Some more changes need to be applied in the DocIndexerExample handler. We can do the following:

@Override
public void startElement(String uri, String localName, String qName,
        Attributes attributes) {
    super.startElement(uri, localName, qName, attributes);
    propLemma.addValue(attributes.getValue("l"));
    propPartOfSpeech.addValue(attributes.getValue("p"));
    propPunct.addValue(consumeCharacterContent());
    propDepIn.addValue(attributes.getValue("depIn"));
    propPunct.addValue(consumeCharacterContent());
    propDepOut.addValue(attributes.getValue("depOut"));
    propPunct.addValue(consumeCharacterContent());
}           

It might make sense to split the values with ; and addValue each (is this correct?)

@Override
public void startElement(String uri, String localName, String qName,
        Attributes attributes) {
    super.startElement(uri, localName, qName, attributes);
    propLemma.addValue(attributes.getValue("l"));
    propPartOfSpeech.addValue(attributes.getValue("p"));
    propPunct.addValue(consumeCharacterContent());
    String[] valsIn = attributes.getValue("depIn").split(";");
    propDepIn.addValue(valsIn[0]);
    for(int i = 1; i < valsIn.length; i++)
       propDepIn.addValue(valsIn[i], 0);
    propPunct.addValue(consumeCharacterContent());
    String[] valsOut = attributes.getValue("depOut").split(";");
    propDepOut.addValue(valsOut[0]);
    for(int i = 1; i < valsOut.length; i++)
        propDepOut.addValue(valsOut[i], 0);
    propPunct.addValue(consumeCharacterContent());
}

What do you think @jan-niestadt ? FYI @kavyasrinet

jan-niestadt commented 8 years ago

Yes, that would work in principle. And the way you added multiple property values at one token position is correct.

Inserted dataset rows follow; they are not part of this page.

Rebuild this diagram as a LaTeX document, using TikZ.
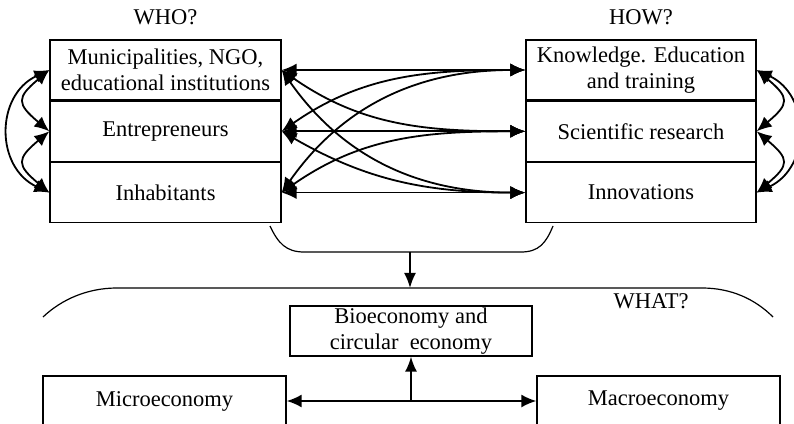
\documentclass[tikz,border=0pt]{standalone}
\usepackage{fontspec}
\setmainfont{Liberation Serif}
\usetikzlibrary{positioning}
\usetikzlibrary{arrows.meta}

\begin{document}
\begin{tikzpicture}[x=1pt, y=1pt, every node/.style={font=\fontsize{22.5}{26}\selectfont, align=center, inner sep=0pt},
    box/.style={draw, line width=1.3pt, minimum height=60pt},
    link/.style={{Latex[length=15pt,width=13pt]}-{Latex[length=15pt,width=13pt]}, line width=1.8pt},
    onelink/.style={-{Latex[length=15pt,width=12pt]}, line width=1.8pt}]
        % Fix the size of the picture
        \clip (0,0) rectangle (794,423);

        % Define the widths of the columns
        \def\wl{231pt}
        \def\wr{230pt}

        % Draw the WHO? column
        \node[box, minimum width=\wl] (L1) at (165.5,353) {Municipalities, NGO,\\educational institutions};
        \node[box, minimum width=\wl, below=0pt of L1] (L2) {Entrepreneurs};
        \node[box, minimum width=\wl, below=0pt of L2] (L3) {Inhabitants};
        \node[above=14pt of L1] (who) {WHO?};

        % Draw the HOW? column
        \node[box, minimum width=\wr] (R1) at (641,353) {Knowledge. Education\\and training};
        \node[box, minimum width=\wr, below=0pt of R1] (R2) {Scientific research};
        \node[box, minimum width=\wr, below=0pt of R2] (R3) {Innovations};
        \node[above=14pt of R1] (how) {HOW?};

        % Draw the links between the two columns
        \foreach \i in {1,2,3}
        {
          \draw[link] (L\i.east) -- (R\i.west);
        }
        \draw[link] (L1.east) to[out=-35, in=180] (R2.west);
        \draw[link] (L1.east) to[out=-55, in=180] (R3.west);
        \draw[link] (L2.east) to[out=35, in=180] (R1.west);
        \draw[link] (L2.east) to[out=-30, in=180] (R3.west);
        \draw[link] (L3.east) to[out=55, in=180] (R1.west);
        \draw[link] (L3.east) to[out=35, in=180] (R2.west);

        % Draw the links inside each column
        \draw[link] (L1.west) to[out=220, in=140, looseness=1.8] (L2.west);
        \draw[link] (L2.west) to[out=220, in=140, looseness=1.8] (L3.west);
        \draw[link] (L1.west) to[out=205, in=155, looseness=1.25] (L3.west);
        \draw[link] (R1.east) to[out=-40, in=40, looseness=1.8] (R2.east);
        \draw[link] (R2.east) to[out=-40, in=40, looseness=1.8] (R3.east);
        \draw[link] (R1.east) to[out=-25, in=25, looseness=1.25] (R3.east);

        % Draw the bracket under both columns
        \draw[line width=1.2pt] (270,197) .. controls (278,180) and (286,171) .. (304,171) -- (521,171)
          .. controls (539,171) and (546,180) .. (553,197);
        \coordinate (brace) at (410,171);

        % Draw the arc over the WHAT? part
        \draw[line width=1.2pt] (43,106) .. controls (62,124) and (88,135) .. (117,135) -- (702,135)
          .. controls (731,135) and (755,124) .. (773,106);
        \coordinate (what) at (410,135);
        \draw[onelink] (brace) -- (what);
        \node (whatlabel) at (651,122) {WHAT?};

        % Draw the WHAT? boxes
        \node[box, minimum width=242pt, minimum height=50pt] (bio) at (411,92) {Bioeconomy and\\circular\ \ economy};
        \node[box, minimum width=243pt, minimum height=50pt] (micro) at (164.5,22) {Microeconomy};
        \node[box, minimum width=243pt, minimum height=50pt] (macro) at (658.5,22) {Macroeconomy};

        \draw[link] (micro.east) -- (macro.west);
        \draw[onelink] (bio.south |- micro.east) -- (bio.south);
      \end{tikzpicture}
\end{document}
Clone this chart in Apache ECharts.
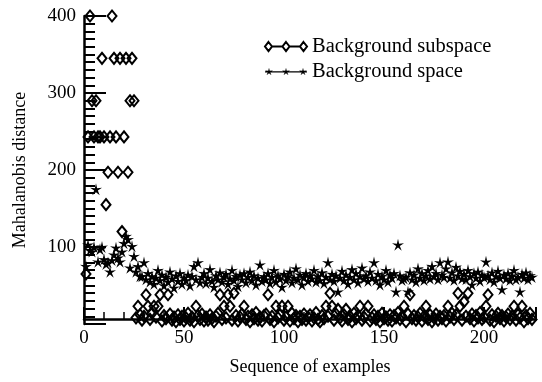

However, if you choose to split the ;-separated string and add them as separate values, right now only the first is saved in the forward index. So you'd either need to make it possible to store multiple values per token in the forward index, or you'd need to stick with the original ;-separated string as the property value.

Note also that, if every dependency in your corpus gets a unique id, the terms index for the forward index will get very large (because all terms are unique).

You would need to add TextPattern and corresponding SpanQuery/Spans classes that "follow a dependency", i.e. for the "nsubj" relation, produce all subject tokens pointed to by the input tokens. It would do this by querying the forward index for the attribute value, parsing it to find the "nsubj" relation id, then find tokens where depIn contains that relation id. This does mean an extra forward index query and an extra reverse index query for each input token, so it may be slow for large result sets.